In the paper we maximized the gap of the nonlocal game $\chi := \omega_q-\omega_\ell$, because the expected $p$-value was too difficult to minimize directly, and because a large gap a sufficient condition for having a small expected $p$-value. Now the Bayes factor is a simple expression that we could minimize directly, but at least our work was not in vain: a large gap is also a sufficient condition for a small Bayes factor, so it is still a good idea to maximize it. To see that, we only need to note that

\[D(\omega_q||\omega_\ell) \ge -\chi\log(1-\chi).\] Interestingly, having a large *ratio* $\omega_q/\omega_\ell$ is not sufficient for a small Bayes factor. The ratio is of widespread interest in the literature because a large ratio implies a large resistance to noise. Intuitively, this should be useless if $\omega_q$ is too small, as the favourable outcome would happen too seldom in an experiment.

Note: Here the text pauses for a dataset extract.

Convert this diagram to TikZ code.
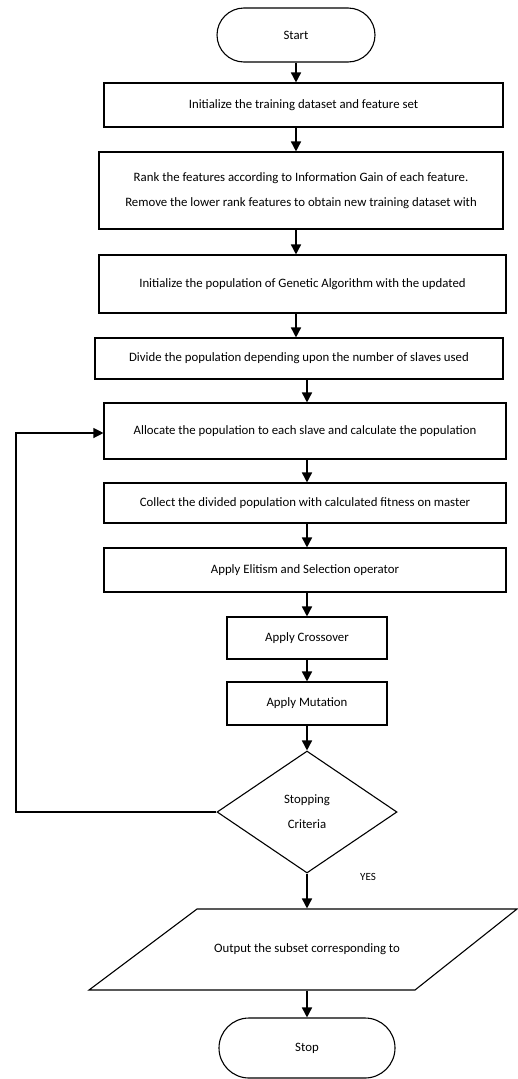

Indeed, in the Khot-Vishnoi game we have $\omega_q \ge 1/\log^2(d)$ and $\omega_\ell \le e^2/d$, so the ratio gets arbitrarily large with $d$, but the relative entropy and thus the Bayes factor gets arbitrarily close to 04. It’s a near miss, though, and the intuition is wrong. If we had instead $\omega_q \ge 1/\sqrt{\log(d)}$ and the same $\omega_\ell$, the relative entropy would actually diverge with increasing $d$, even though the gap gets arbitrarily small.

It’s easy to show that

\[ D(\omega_q||\omega_\ell) \le \log\left( \frac{\omega_q}{\omega_\ell} \right), \] so having a large ratio is a necessary condition for a small Bayes factor. We have then a nice duality between the ratio and the gap: the gap is sufficient, but not necessary, and the ratio is necessary, but not sufficient.

I don’t think that beauty implies true; otherwise neutrinos would be massless. But it’s a joy when you have an independent argument for something to be true, and it turns out to be quite beautiful as well.